Dataset section:
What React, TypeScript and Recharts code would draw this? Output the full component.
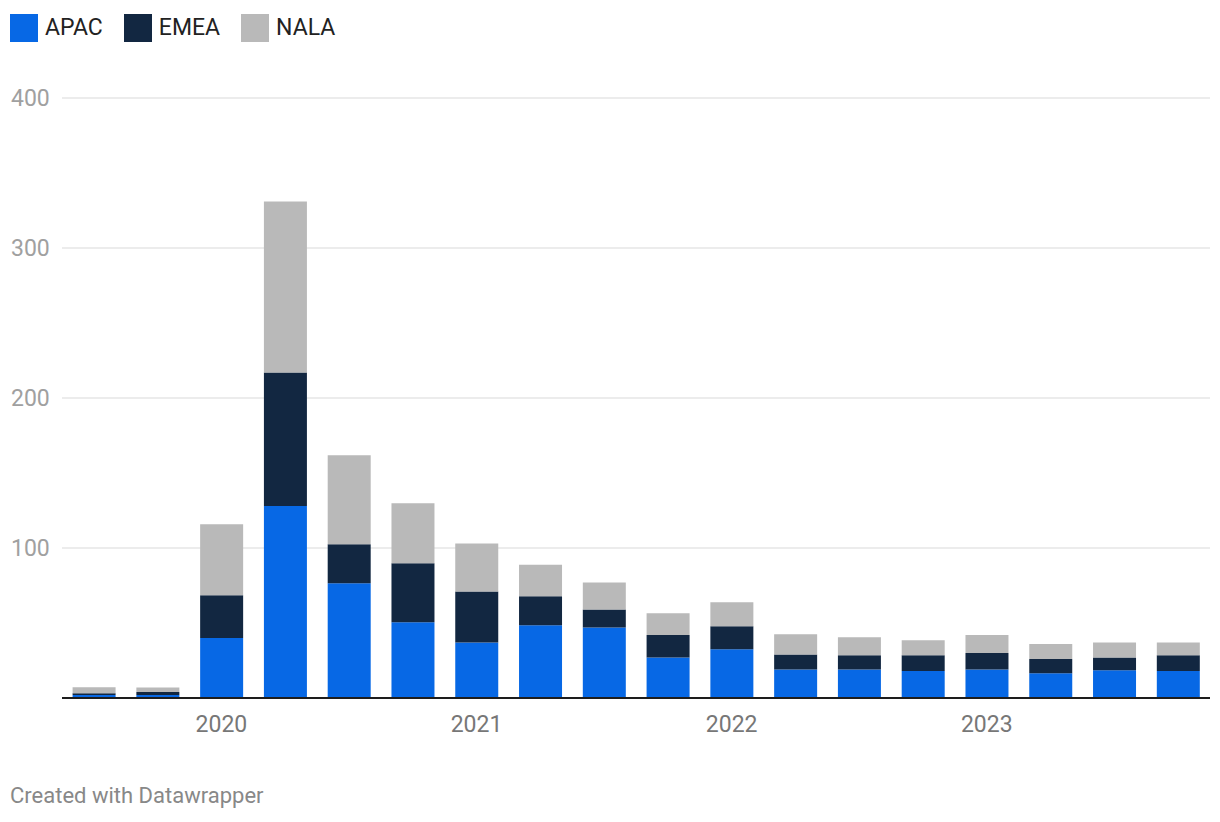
import React from 'react';
import { BarChart, Bar, XAxis, YAxis, CartesianGrid } from 'recharts';

const quarters = [
  '2019 Q3', '2019 Q4',
  '2020 Q1', '2020 Q2', '2020 Q3', '2020 Q4',
  '2021 Q1', '2021 Q2', '2021 Q3', '2021 Q4',
  '2022 Q1', '2022 Q2', '2022 Q3', '2022 Q4',
  '2023 Q1', '2023 Q2', '2023 Q3', '2023 Q4',
];
const apac = [2, 2, 40, 128, 76.5, 50.5, 37, 48.5, 47, 27, 32.5, 19, 19, 18, 19, 16.5, 18.5, 18];
const emea = [1.2, 2, 28.5, 89, 26, 39.3, 34, 19.3, 12, 15, 15.3, 10, 9.5, 10.5, 11, 9.5, 8.5, 10.5];
const nala = [4, 3, 47.3, 114, 59.3, 40, 32, 21, 18, 14.5, 16, 13.5, 12, 10, 12, 10, 10, 8.5];
const yTicks = [0, 100, 200, 300, 400];

const SERIES = [
  { key: 'APAC', color: '#0768e5' },
  { key: 'EMEA', color: '#122741' },
  { key: 'NALA', color: '#b9b9b9' },
];

const FONT = 'Roboto, "Noto Sans", sans-serif';

const data = quarters.map((q, i) => ({
  quarter: q,
  APAC: apac[i],
  EMEA: emea[i],
  NALA: nala[i],
}));

const YTick = (props: any) => {
  const { y, payload } = props;
  if (payload.value === 0) return null;
  return (
    <text x={11} y={y} dy={8} textAnchor="start" fill="#a0a0a0" fontSize={23} fontFamily={FONT}>
      {payload.value}
    </text>
  );
};

const XTick = (props: any) => {
  const { x, y, payload } = props;
  const [year, q] = String(payload.value).split(' ');
  if (q !== 'Q1') return null;
  return (
    <text x={x} y={y} dy={26} textAnchor="middle" fill="#777777" fontSize={23} fontFamily={FONT}>
      {year}
    </text>
  );
};

export default function App() {
  return (
    <div style={{ position: 'absolute', left: 0, top: 0, width: 1220, height: 822, background: '#fff', fontFamily: FONT }}>
      {/* legende */}
      <div style={{ position: 'absolute', left: 10, top: 14, display: 'flex', alignItems: 'center' }}>
        {SERIES.map((s) => (
          <div key={s.key} style={{ display: 'flex', alignItems: 'center', marginRight: 21 }}>
            <div style={{ width: 28, height: 28, backgroundColor: s.color }}></div>
            <span style={{ marginLeft: 7, fontSize: 23, color: '#222', lineHeight: '28px' }}>{s.key}</span>
          </div>
        ))}
      </div>

      <div style={{ position: 'absolute', left: 0, top: 0 }}>
        <BarChart
          width={1220}
          height={760}
          data={data}
          margin={{ top: 98, right: 10, left: 0, bottom: 0 }}
          barCategoryGap="16.6%"
        >
          <CartesianGrid vertical={false} stroke="#e6e6e6" strokeWidth={1.5} />
          <YAxis
            domain={[0, 400]}
            ticks={yTicks}
            width={62}
            axisLine={false}
            tickLine={false}
            tick={<YTick />}
            interval={0}
          />
          <XAxis
            dataKey="quarter"
            height={62}
            interval={0}
            tickLine={false}
            axisLine={{ stroke: '#1d1d1d', strokeWidth: 2 }}
            tick={<XTick />}
          />
          {SERIES.map((s) => (
            <Bar key={s.key} dataKey={s.key} stackId="a" fill={s.color} isAnimationActive={false} />
          ))}
        </BarChart>
      </div>

      <div style={{ position: 'absolute', left: 10, top: 783, fontSize: 22, color: '#888' }}>
        Created with Datawrapper
      </div>
    </div>
  );
}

What to produce:
Give again, exactly, the lines from the start of the data through the one holding "XAxis, YAxis, CartesianGrid"; omit the pictures.

Problem solution:
What React, TypeScript and Recharts code would draw this? Output the full component.
import React from 'react';
import { BarChart, Bar, XAxis, YAxis, CartesianGrid } from 'recharts';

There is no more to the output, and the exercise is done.